Now suppose you gave each household (excluding flats and apartments) which is within the city a free electric car. It's not transferable, is permanently assigned to the house.  You can take just yourself, or yourself and your car pool friends, that's up to you.  You will have to pay electricity to recharge the car, and a surcharge fee to the local council or shire, and pay for damaged or lost vehicles.  But essentially you have a free transport.

Now make the city's centres a "no go" area for conventional vehicles.   Also, make major commute routes a no-go zone as well, cut down on conventionally-fueled vehicles in long queues.  People with their own ZEV/PZEV vehicles are permitted, people with their free electric vehicles will be permitted, and anyone who absloutely requires to use a conventional engined vehicle in those no-go zones may buy a permit by the year.

It would take only a few months to make a place green this way.

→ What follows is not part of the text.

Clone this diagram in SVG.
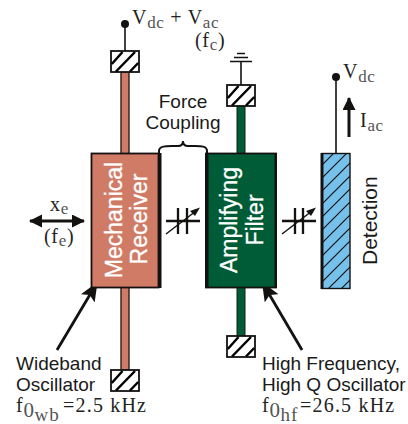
<svg xmlns="http://www.w3.org/2000/svg" width="408" height="424" viewBox="0 0 408 424">
<defs>
<pattern id="h2" width="13" height="13" patternUnits="userSpaceOnUse" patternTransform="translate(321 153)">
<path d="M-3 3L3 -3M0 13L13 0M10 16L16 10" stroke="#111" stroke-width="1.200" fill="none"/>
</pattern>
<g id="hb">
<rect x="0" y="0" width="28" height="21" fill="#fff" stroke="#141210" stroke-width="1.800"/>
<path d="M0.800 13L11.500 1M5 20.500L24 1M19 20.500L27.200 12" stroke="#000" stroke-width="2.500" fill="none"/>
</g>
<marker id="ah" markerUnits="userSpaceOnUse" markerWidth="22" markerHeight="18" refX="19" refY="8" orient="auto">
<path d="M0 0L19 8L0 16L4 8Z" fill="#141210"/>
</marker>
<marker id="ah2" markerUnits="userSpaceOnUse" markerWidth="14" markerHeight="14" refX="12" refY="6.500" orient="auto-start-reverse">
<path d="M0 0L13 6.500L0 13Z" fill="#141210"/>
</marker>
</defs>
<style>
.s{font-family:"Liberation Sans",Arial,sans-serif;fill:#1a1a1a;font-size:19px}
.w{font-family:"Liberation Sans",Arial,sans-serif;fill:#fff;stroke:#fff;stroke-width:.3px;font-size:23px;text-anchor:middle}
.m{font-family:"Liberation Serif","DejaVu Serif",serif;fill:#222;font-size:20px;letter-spacing:.7px}
.b{font-size:17px;fill:#555}
.ln{stroke:#141210;fill:none}
</style>
<g id="connectors">
<path class="ln" stroke-width="1.600" d="M125 24V51M241 61V85M336 77V153"/>
<path class="ln" stroke-width="1.500" d="M237 53.500h8M234 57.500h14M230 61.500h22"/>
<path class="ln" stroke-width="2.800" marker-end="url(#ah)" d="M57 350L97.500 282"/>
<path class="ln" stroke-width="2.800" marker-end="url(#ah)" d="M302 350L262 282"/>
<path class="ln" stroke-width="2.800" marker-start="url(#ah2)" marker-end="url(#ah2)" d="M30 221H84"/>
<path class="ln" stroke-width="3" marker-end="url(#ah2)" d="M349 137V98"/>
<path class="ln" stroke-width="2" d="M159 154V151C159 146 166 146 172 146H178C182 146 183 144 183 141C183 144 184 146 188 146H195C201 146 207 146 207 151V154"/>
<g id="coupling1" class="ln"><path stroke-width="2.300" d="M166 221H200M178 208V234M187 208V234"/><path stroke-width="1.500" d="M166 234L196 211"/><path d="M200 207.500L190 211L195 216Z" fill="#141210" stroke="none"/></g>
<g id="coupling2" class="ln"><path stroke-width="2.300" d="M282 221H316M295 208V234M303 208V234"/><path stroke-width="1.500" d="M282 234L312 211"/><path d="M316 207.500L306 211L311 216Z" fill="#141210" stroke="none"/></g>
</g>
<g id="receiver">
<rect x="121" y="72" width="8" height="298" fill="#d07b66" stroke="#2a2020" stroke-width="1.400"/>
<rect x="91.500" y="153.500" width="67" height="134" fill="#d07b66" stroke="#141210" stroke-width="1.800"/>
<rect x="158" y="153" width="3.500" height="135" fill="#141210"/>
<text class="w" transform="translate(122 220) rotate(-90)">Mechanical</text>
<text class="w" transform="translate(147 219) rotate(-90)">Receiver</text>
</g>
<g id="receiver-top"><use href="#hb" x="111" y="51"/></g>
<g id="receiver-bottom"><use href="#hb" x="111" y="370"/></g>
<g id="filter">
<rect x="237" y="106" width="8" height="230" fill="#005c36" stroke="#122018" stroke-width="1"/>
<rect x="206" y="153.500" width="70" height="134" fill="#005c36" stroke="#141210" stroke-width="1.800"/>
<rect x="205" y="153" width="3.500" height="135" fill="#141210"/>
<rect x="274.500" y="153" width="2.500" height="135" fill="#141210"/>
<text class="w" transform="translate(237 220) rotate(-90)">Amplifying</text>
<text class="w" transform="translate(263 220) rotate(-90)">Filter</text>
</g>
<g id="filter-top"><use href="#hb" x="227" y="85"/></g>
<g id="filter-bottom"><use href="#hb" x="227" y="336"/></g>
<g id="detection">
<rect x="322" y="153.500" width="28" height="135" fill="#75c1ec"/>
<rect x="322" y="153.500" width="28" height="135" fill="url(#h2)" stroke="#141210" stroke-width="1.400"/>
<rect x="320.500" y="153" width="3" height="136" fill="#141210"/>
<text class="s" style="font-size:21px" transform="translate(376.500 265) rotate(-90)">Detection</text>
</g>
<g id="labels">
<circle cx="125" cy="24" r="4" fill="#141210"/>
<circle cx="336" cy="77" r="4" fill="#141210"/>
<text class="m" x="132" y="24">V<tspan class="b" dy="4">dc</tspan><tspan dy="-4"> + V</tspan><tspan class="b" dy="4">ac</tspan></text>
<text class="m" x="195" y="47">(f<tspan class="b" dy="3">c</tspan><tspan dy="-3">)</tspan></text>
<text class="s" x="183" y="108" text-anchor="middle">Force</text>
<text class="s" x="183" y="129" text-anchor="middle">Coupling</text>
<text class="m" x="50" y="211">x<tspan class="b" dy="3">e</tspan></text>
<text class="m" x="44" y="243">(f<tspan class="b" dy="3">e</tspan><tspan dy="-3">)</tspan></text>
<text class="m" x="343" y="78">V<tspan class="b" dy="4">dc</tspan></text>
<text class="m" x="360" y="127">I<tspan class="b" dy="4">ac</tspan></text>
<text class="s" x="16" y="370">Wideband</text>
<text class="s" x="16" y="391">Oscillator</text>
<text class="m" x="16" y="412">f<tspan dy="5" style="fill:#555;font-size:21px">0</tspan><tspan class="b" dy="4" style="font-size:19px;letter-spacing:1px">wb</tspan><tspan x="63" dy="-9" style="letter-spacing:1.200px">=2.5 kHz</tspan></text>
<text class="s" x="262" y="370">High Frequency,</text>
<text class="s" x="262" y="391">High Q Oscillator</text>
<text class="m" x="262" y="412">f<tspan dy="5" style="fill:#555;font-size:21px">0</tspan><tspan class="b" dy="4" style="font-size:19px;letter-spacing:1px">hf</tspan><tspan x="300" dy="-9" style="letter-spacing:1.200px">=26.5 kHz</tspan></text>
</g>
</svg>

Where to get these vehicles?  Well, one of the reasons electric vehicles are so hella expensive is that they are competing on the road with much heavier, much faster conventional vehicles.  They have to be designed to resist a 250km/h impact even though any two EVs would only ever have a combined impact speed of about 150km/h, because conventional vehicles share the road with them.  Since you're taking the majority of those off the road with the permit system, you reduce the problem to near zero.  Most major roads have the capability to have an isolated "high speed" lane for permit vehicles, thus separating the traffic

Also - consider smaller electric buses.  LOTS of them.  Since most places already have a transit card system, you can make the electric buses a cheaper fare, afford to run tens of thousands instead of thousands.  Rely on the fact that work on new ultracapacitor batteries will reduce the time taken for recharging a bus down to a minute or two, and give enough juice to make it a viable means of transport.  Your old fossil-eating buses? Sell them to the people who want a mobile home.  (And can afford the cost of running them...)  Or turn them into emergency facilities that can be moved to where they're needed.  Nothing fancy, just kitchens and small surgeries and so forth.

One last thought.  Thousands of people lose their lives every week, in city traffic accidents.  The leading cause of these accidents is excessive speed.  If you want to reduce that death toll, this is another way to that goal.